§ **Aim of the task**:
From the first line of the data below through the line bearing "(mixlbl) at (717,236)", reproduce each line exactly; do not include pictures.

-=-=-

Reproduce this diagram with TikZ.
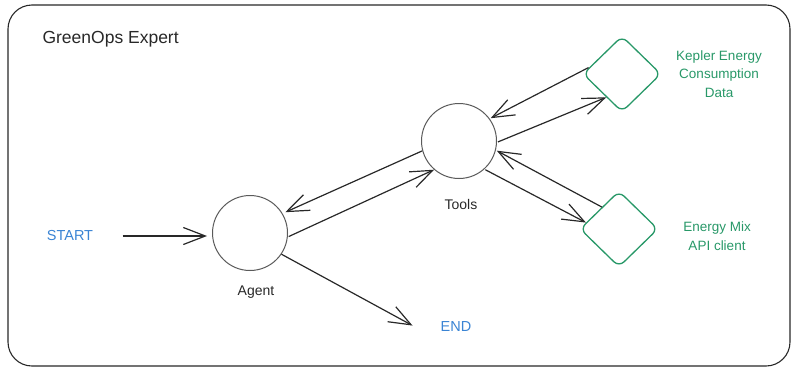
\documentclass[tikz,border=0pt]{standalone}
\usepackage{fontspec}
\setmainfont{Liberation Sans}
\usetikzlibrary{arrows.meta,shapes.geometric}
\definecolor{ink}{RGB}{40,40,40}
\definecolor{ringgray}{RGB}{90,90,90}
\definecolor{toolgreen}{RGB}{40,152,104}
\definecolor{termblue}{RGB}{58,132,212}
\tikzset{
  flow/.style={draw=ink, line width=1.2pt,
    -{Straight Barb[length=22pt,width=17pt,line width=1.2pt]}},
  statenode/.style={circle, draw=ringgray, line width=1pt, minimum size=75pt, inner sep=0pt},
  toolnode/.style={diamond, draw=toolgreen, line width=1.3pt, rounded corners=7pt,
    minimum width=78pt, minimum height=76pt, inner sep=0pt},
  caption/.style={text=ink, font=\fontsize{14}{17}\selectfont},
  toolcaption/.style={text=toolgreen, font=\fontsize{13.5}{18.5}\selectfont, align=center},
  terminal/.style={text=termblue, font=\fontsize{14.5}{17}\selectfont},
}
\begin{document}
\begin{tikzpicture}[x=1pt,y=-1pt]
\useasboundingbox (0,0) rectangle (791,367);
% frame of the graph
\draw[draw=ink, line width=1.1pt, rounded corners=24pt] (8,5) rectangle (790,366);
\node[caption, anchor=base west, font=\fontsize{17.5}{20}\selectfont] (title) at (39,43) {GreenOps Expert};

% states
\node[statenode] (agent) at (250,233) {};
\node[statenode] (tools) at (459,141) {};
\node[caption] (agentlbl) at (256,292) {Agent};
\node[caption] (toolslbl) at (461,204) {Tools};

% tools
\node[toolnode] (kepler) at (622,74) {};
\node[toolnode] (mix) at (619,229) {};
\node[toolcaption] (keplerlbl) at (719,74) {Kepler Energy\\Consumption\\Data};
\node[toolcaption] (mixlbl) at (717,236) {Energy Mix\\API client};

% terminals
\node[terminal] (start) at (70,236) {START};
\node[terminal] (end) at (456,327) {END};

% transitions
\draw[flow, shorten <=26pt, shorten >=5pt] (start.east) -- (start.east -| agent.west);
\draw[flow, shorten >=3pt] (tools.195) -- (agent.31);
\draw[flow, shorten <=1pt] (agent.354) -- (tools.229);
\draw[flow, shorten >=3pt] (agent.326) -- ([xshift=-22pt]end.west);
\draw[flow, shorten <=1pt, shorten >=1pt] (kepler.168) -- (tools.36);
\draw[flow, shorten <=1pt] (tools.358) -- (kepler.236);
\draw[flow, shorten <=1pt] (tools.312) -- (mix.169);
\draw[flow, shorten >=1pt] (mix.128) -- (tools.346);
\end{tikzpicture}
\end{document}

-=-=-

§ **Finished task**:
Reproduce this diagram with TikZ.
\documentclass[tikz,border=0pt]{standalone}
\usepackage{fontspec}
\setmainfont{Liberation Sans}
\usetikzlibrary{arrows.meta,shapes.geometric}
\definecolor{ink}{RGB}{40,40,40}
\definecolor{ringgray}{RGB}{90,90,90}
\definecolor{toolgreen}{RGB}{40,152,104}
\definecolor{termblue}{RGB}{58,132,212}
\tikzset{
  flow/.style={draw=ink, line width=1.2pt,
    -{Straight Barb[length=22pt,width=17pt,line width=1.2pt]}},
  statenode/.style={circle, draw=ringgray, line width=1pt, minimum size=75pt, inner sep=0pt},
  toolnode/.style={diamond, draw=toolgreen, line width=1.3pt, rounded corners=7pt,
    minimum width=78pt, minimum height=76pt, inner sep=0pt},
  caption/.style={text=ink, font=\fontsize{14}{17}\selectfont},
  toolcaption/.style={text=toolgreen, font=\fontsize{13.5}{18.5}\selectfont, align=center},
  terminal/.style={text=termblue, font=\fontsize{14.5}{17}\selectfont},
}
\begin{document}
\begin{tikzpicture}[x=1pt,y=-1pt]
\useasboundingbox (0,0) rectangle (791,367);
% frame of the graph
\draw[draw=ink, line width=1.1pt, rounded corners=24pt] (8,5) rectangle (790,366);
\node[caption, anchor=base west, font=\fontsize{17.5}{20}\selectfont] (title) at (39,43) {GreenOps Expert};

% states
\node[statenode] (agent) at (250,233) {};
\node[statenode] (tools) at (459,141) {};
\node[caption] (agentlbl) at (256,292) {Agent};
\node[caption] (toolslbl) at (461,204) {Tools};

% tools
\node[toolnode] (kepler) at (622,74) {};
\node[toolnode] (mix) at (619,229) {};
\node[toolcaption] (keplerlbl) at (719,74) {Kepler Energy\\Consumption\\Data};
\node[toolcaption] (mixlbl) at (717,236) {Energy Mix\\API client};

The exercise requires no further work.